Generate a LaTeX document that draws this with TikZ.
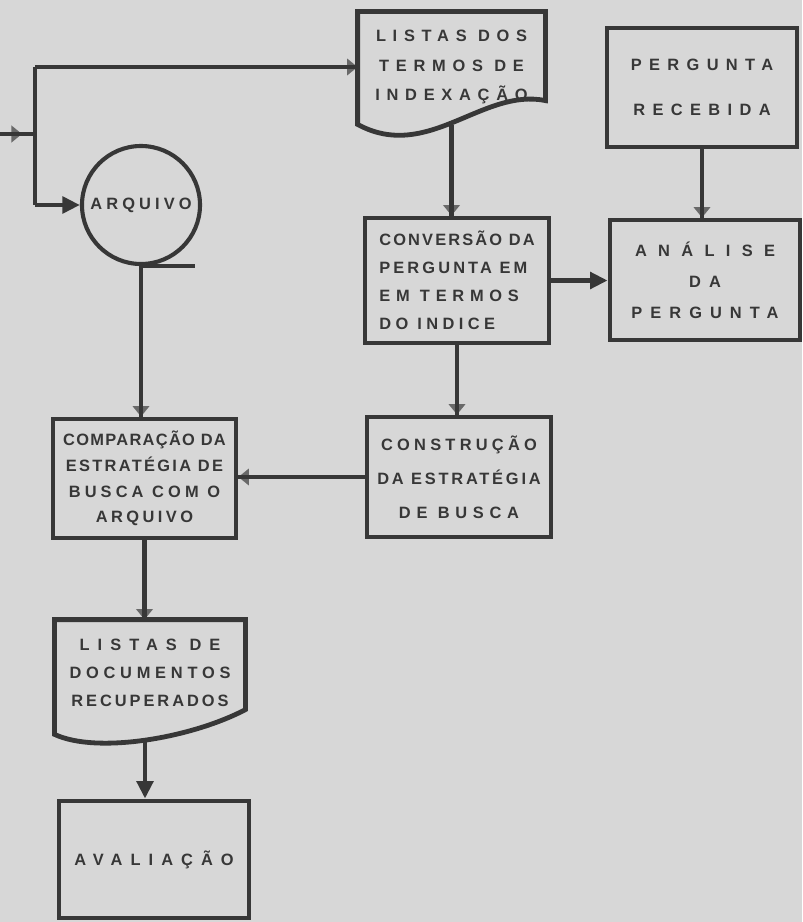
\documentclass[tikz,border=0pt]{standalone}
\usepackage{fontspec}
\newfontfamily\lettering{Liberation Sans}
\usetikzlibrary{arrows.meta,calc}

\definecolor{paper}{RGB}{215,215,215}
\definecolor{ink}{RGB}{55,55,55}
\definecolor{ghost}{RGB}{105,105,105}
\newcommand\trk[2]{{\addfontfeature{LetterSpace=#1}#2}}

\begin{document}
\begin{tikzpicture}[x=0.03cm,y=-0.03cm,ink,line width=4.1pt,
    lines/.style={font=\fontsize{14}{#1}\lettering\bfseries,text=ink,align=center},
    box/.style={draw,rectangle,inner sep=0pt},
    flow/.style={-{Triangle[length=15pt,width=14pt]}},
    ghost flow/.style={-{Triangle[length=9pt,width=14pt,color=ghost]},postaction={draw,-}}]
  \path[fill=paper,use as bounding box] (0,0) rectangle (802,922);

  % blocks
  \node[minimum width=5.49cm,minimum height=3.18cm,lines=25.5pt] (termos) at (451.5,67)
    {\trk{41}{LISTAS DOS}\\\trk{41}{TERMOS DE}\\\trk{41}{INDEXAÇÃO}};
  \draw (termos.north west) -- (termos.north east) -- ++(0,89)
    .. controls +(-63,-13) and +(70,38) .. ($(termos.south west)+(0,2)$) -- cycle;
  \coordinate (termos wave) at ($(termos.south)+(0,3)$);

  \node[box,minimum width=5.7cm,minimum height=3.57cm,lines=39pt] (pergunta) at (702,87.5)
    {\trk{45}{PERGUNTA}\\\trk{45}{RECEBIDA}};

  \node[draw,circle,minimum size=3.54cm,inner sep=0pt,line width=3.5pt,lines=20pt] (arquivo) at (141,205)
    {\trk{25}{ARQUIVO}};
  \draw[line width=3.5pt] (arquivo.south) -- ++(54,0);

  \node[box,minimum width=5.52cm,minimum height=3.75cm,lines=24pt,align=left] (conversao) at (457,280.5)
    {\trk{13}{CONVERSÃO DA}\\\trk{19}{PERGUNTA EM}\\\trk{35}{EM TERMOS}\\\trk{27}{DO INDICE}};

  \node[box,minimum width=5.7cm,minimum height=3.6cm,lines=26.4pt] (analise) at (705,280)
    {\trk{69}{ANÁLISE}\\\trk{50}{DA}\\\trk{49}{PERGUNTA}};

  \node[box,minimum width=5.52cm,minimum height=3.6cm,lines=29pt] (construcao) at (459,477)
    {\trk{26}{CONSTRUÇÃO}\\\trk{17}{DA ESTRATÉGIA}\\\trk{35}{DE BUSCA}};

  \node[box,minimum width=5.49cm,minimum height=3.57cm,lines=22pt] (comparacao) at (144.5,478.5)
    {\trk{8}{COMPARAÇÃO DA}\\\trk{14}{ESTRATÉGIA DE}\\\trk{25}{BUSCA COM O}\\\trk{21}{ARQUIVO}};

  \node[minimum width=5.58cm,minimum height=3.06cm,lines=24pt] (documentos) at (150,673)
    {\trk{49}{LISTAS DE}\\\trk{29}{DOCUMENTOS}\\\trk{18}{RECUPERADOS}};
  \draw (documentos.north west) -- (documentos.north east) -- ++(0,90)
    .. controls +(-53,28) and +(43,20) .. ($(documentos.south west)+(0,8)$) -- cycle;
  \coordinate (documentos wave) at ($(documentos.south)+(-5,16)$);

  \node[box,minimum width=5.7cm,minimum height=3.51cm,lines=20pt] (avaliacao) at (154,859.5)
    {\trk{49}{AVALIAÇÃO}};

  % input and branch
  \coordinate (feed) at (0,134);
  \coordinate (split) at (35,134);
  \draw (feed) -- (split);
  \draw[ghost flow] (feed) -- ++(22,0);
  \draw (split |- termos.west) -- (split |- arquivo.west);
  \draw[ghost flow] (split |- termos.west) -- (termos.west);
  \draw[flow] (split |- arquivo.west) -- (arquivo.west);

  % flow lines
  \draw[ghost flow] (termos wave) -- (termos wave |- conversao.north);
  \draw[ghost flow] (pergunta.south) -- (pergunta.south |- analise.north);
  \draw[flow] (conversao.east) -- (conversao.east -| analise.west);
  \draw[ghost flow] (conversao.south) -- (conversao.south |- construcao.north);
  \draw[ghost flow] (construcao.west) -- (construcao.west -| comparacao.east);
  \draw[ghost flow] (arquivo.south) -- (arquivo.south |- comparacao.north);
  \draw[ghost flow] (comparacao.south) -- (comparacao.south |- documentos.north);
  \draw[flow] (documentos wave) -- (documentos wave |- avaliacao.north);
\end{tikzpicture}
\end{document}
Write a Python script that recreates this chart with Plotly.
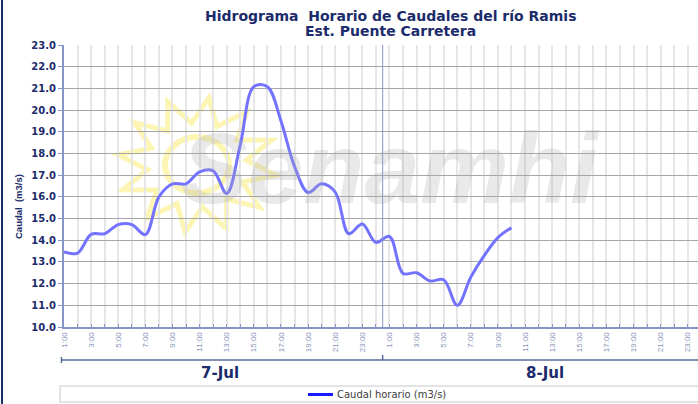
import math
import plotly.graph_objects as go

# ---------------- data ----------------
DAYS = ["7-Jul", "8-Jul"]
HOURS = ["1:00", "2:00", "3:00", "4:00", "5:00", "6:00", "7:00", "8:00",
         "9:00", "10:00", "11:00", "12:00", "13:00", "14:00", "15:00", "16:00",
         "17:00", "18:00", "19:00", "20:00", "21:00", "22:00", "23:00", "24:00"]
CAUDAL_7JUL = [13.46, 13.41, 14.27, 14.30, 14.72, 14.72, 14.26, 16.00,
               16.60, 16.60, 17.15, 17.20, 16.15, 18.40, 21.08, 21.08,
               19.50, 17.40, 16.20, 16.60, 16.22, 14.30, 14.75, 13.90]
CAUDAL_8JUL = [14.18, 12.47, 12.50, 12.12, 12.18, 11.00, 12.30, 13.30,
               14.12, 14.58]
Y_TICKS = [10.0, 11.0, 12.0, 13.0, 14.0, 15.0, 16.0, 17.0, 18.0, 19.0,
           20.0, 21.0, 22.0, 23.0]
SERIES_NAME = "Caudal horario (m3/s)"
TITLE_1 = "Hidrograma\u00a0 Horario de Caudales del río Ramis"
TITLE_2 = "Est. Puente Carretera"
Y_TITLE = "Caudal\u00a0 (m3/s)"
WATERMARK = "Senamhi"

# ---------------- derived ----------------
categories = [(d, h) for d in DAYS for h in HOURS]
x_pos = list(range(len(categories)))
values = CAUDAL_7JUL + CAUDAL_8JUL
x_vals = x_pos[:len(values)]
tick_text = [h if int(h.split(":")[0]) % 2 == 1 else "" for d, h in categories]
n_per_day = len(HOURS)
day_centers = [(i * n_per_day + (i + 1) * n_per_day - 1) / 2 for i in range(len(DAYS))]
day_boundary = n_per_day - 0.5

# ---------------- geometry helpers (decoration only) ----------------
W, H = 698, 404
PL, PR, PT, PB = 64, 698, 45, 327


def px(xp):
    return (xp - PL) / (PR - PL)


def py(yp):
    return (PB - yp) / (PB - PT)


NAVY = "#1c2b6b"
AXIS = "#8795c6"
SUN = "#fcf5b4"

fig = go.Figure()
fig.add_trace(go.Scatter(
    x=x_vals, y=values, mode="lines", name=SERIES_NAME, showlegend=False,
    line=dict(color="#7373ff", width=3, shape="spline", smoothing=1.0),
))

shapes = []
# sun watermark
cx, cy = 197, 165
pts = []
nr = 12
for k in range(2 * nr):
    ang = math.pi * k / nr + 0.15
    r = 1.0 if k % 2 == 0 else 0.62
    pts.append((cx + 80 * r * math.cos(ang), cy + 68 * r * math.sin(ang)))
path = "M " + " L ".join(f"{px(a):.4f},{py(b):.4f}" for a, b in pts) + " Z"
shapes.append(dict(type="path", path=path, xref="paper", yref="paper",
                   line=dict(color=SUN, width=5), fillcolor="rgba(0,0,0,0)",
                   layer="between"))
shapes.append(dict(type="circle", xref="paper", yref="paper",
                   x0=px(cx - 32), x1=px(cx + 32), y0=py(cy + 28), y1=py(cy - 28),
                   line=dict(color=SUN, width=6), layer="between"))
# day divider inside plot
shapes.append(dict(type="line", xref="x", yref="paper", x0=day_boundary, x1=day_boundary,
                   y0=0, y1=1, line=dict(color=AXIS, width=1)))
# second-level axis line + ticks
shapes.append(dict(type="line", xref="paper", yref="paper", x0=px(61), x1=px(705),
                   y0=py(360), y1=py(360), line=dict(color="#5a6a9a", width=1.5)))
shapes.append(dict(type="line", xref="paper", yref="paper", x0=px(61.5), x1=px(61.5),
                   y0=py(357), y1=py(363), line=dict(color="#5a6a9a", width=1.5)))
shapes.append(dict(type="line", xref="x", yref="paper", x0=day_boundary, x1=day_boundary,
                   y0=py(355), y1=py(360), line=dict(color="#5a6a9a", width=1.5)))
# legend box
shapes.append(dict(type="rect", xref="paper", yref="paper", x0=px(60), x1=px(712),
                   y0=py(402), y1=py(386), line=dict(color="#c8c8c8", width=1)))
shapes.append(dict(type="line", xref="paper", yref="paper", x0=px(308), x1=px(333),
                   y0=py(394.5), y1=py(394.5), line=dict(color="#1a1aff", width=3)))
# left outer border
shapes.append(dict(type="line", xref="paper", yref="paper", x0=px(2), x1=px(2),
                   y0=py(0), y1=py(404), line=dict(color=NAVY, width=2)))

annotations = [
    dict(text=WATERMARK, xref="paper", yref="paper", x=px(390), y=py(168),
         xanchor="center", yanchor="middle", showarrow=False,
         font=dict(family="Liberation Sans", size=100,
                   color="rgba(170,170,170,0.26)", style="italic", weight="bold")),
    dict(text=TITLE_1, xref="paper", yref="paper", x=px(390), y=py(16),
         xanchor="center", yanchor="middle", showarrow=False,
         font=dict(family="DejaVu Sans", size=14, color=NAVY, weight="bold")),
    dict(text=TITLE_2, xref="paper", yref="paper", x=px(390), y=py(31),
         xanchor="center", yanchor="middle", showarrow=False,
         font=dict(family="DejaVu Sans", size=14, color=NAVY, weight="bold")),
    dict(text=Y_TITLE, xref="paper", yref="paper", x=px(18), y=py(206), textangle=-90,
         xanchor="center", yanchor="middle", showarrow=False,
         font=dict(family="Liberation Sans", size=9.5, color=NAVY, weight="bold")),
    dict(text=SERIES_NAME, xref="paper", yref="paper", x=px(335), y=py(394.5),
         xanchor="left", yanchor="middle", showarrow=False,
         font=dict(family="DejaVu Sans", size=10, color="#404040")),
]
for d, c in zip(DAYS, day_centers):
    annotations.append(dict(text=d, xref="x", yref="paper", x=c, y=py(373),
                            xanchor="center", yanchor="middle", showarrow=False,
                            font=dict(family="DejaVu Sans", size=15, color=NAVY,
                                      weight="bold")))

fig.update_layout(
    width=W, height=H,
    margin=dict(l=PL, r=W - PR, t=PT, b=H - PB, pad=0),
    paper_bgcolor="white", plot_bgcolor="white",
    shapes=shapes, annotations=annotations,
    showlegend=False,
    xaxis=dict(
        range=[0, (PR - PL) / 13.56], tickmode="array", tickvals=x_pos, ticktext=tick_text,
        tickangle=-90, tickfont=dict(family="Liberation Sans", size=8, color="#8a96ba"),
        showgrid=True, gridcolor="#e6e6e6", gridwidth=2, zeroline=False,
        showline=True, linecolor=AXIS, linewidth=2,
        ticks="inside", ticklen=3, tickcolor=AXIS, automargin=False,
    ),
    yaxis=dict(
        range=[10, 23], tickmode="array", tickvals=Y_TICKS, tickformat=".1f",
        tickfont=dict(family="DejaVu Sans", size=10, color=NAVY, weight="bold"),
        showgrid=True, gridcolor="#a6a6a6", gridwidth=1, zeroline=False,
        showline=True, linecolor=AXIS, linewidth=2,
        ticks="outside", ticklen=4, tickcolor=AXIS, automargin=False,
    ),
)

fig.write_html(
    "out.html",
    config={"displayModeBar": False},
    post_script="document.body.style.margin='0';document.body.style.padding='0';"
                "document.body.style.overflow='hidden';",
)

• _Written exercise_:
Return exactly what appears from the opening line of the material through the line with "(arquivo.south) -- ++(54,0);", apart from the pictures.

• _Task solution_:
Generate a LaTeX document that draws this with TikZ.
\documentclass[tikz,border=0pt]{standalone}
\usepackage{fontspec}
\newfontfamily\lettering{Liberation Sans}
\usetikzlibrary{arrows.meta,calc}

\definecolor{paper}{RGB}{215,215,215}
\definecolor{ink}{RGB}{55,55,55}
\definecolor{ghost}{RGB}{105,105,105}
\newcommand\trk[2]{{\addfontfeature{LetterSpace=#1}#2}}

\begin{document}
\begin{tikzpicture}[x=0.03cm,y=-0.03cm,ink,line width=4.1pt,
    lines/.style={font=\fontsize{14}{#1}\lettering\bfseries,text=ink,align=center},
    box/.style={draw,rectangle,inner sep=0pt},
    flow/.style={-{Triangle[length=15pt,width=14pt]}},
    ghost flow/.style={-{Triangle[length=9pt,width=14pt,color=ghost]},postaction={draw,-}}]
  \path[fill=paper,use as bounding box] (0,0) rectangle (802,922);

  % blocks
  \node[minimum width=5.49cm,minimum height=3.18cm,lines=25.5pt] (termos) at (451.5,67)
    {\trk{41}{LISTAS DOS}\\\trk{41}{TERMOS DE}\\\trk{41}{INDEXAÇÃO}};
  \draw (termos.north west) -- (termos.north east) -- ++(0,89)
    .. controls +(-63,-13) and +(70,38) .. ($(termos.south west)+(0,2)$) -- cycle;
  \coordinate (termos wave) at ($(termos.south)+(0,3)$);

  \node[box,minimum width=5.7cm,minimum height=3.57cm,lines=39pt] (pergunta) at (702,87.5)
    {\trk{45}{PERGUNTA}\\\trk{45}{RECEBIDA}};

  \node[draw,circle,minimum size=3.54cm,inner sep=0pt,line width=3.5pt,lines=20pt] (arquivo) at (141,205)
    {\trk{25}{ARQUIVO}};
  \draw[line width=3.5pt] (arquivo.south) -- ++(54,0);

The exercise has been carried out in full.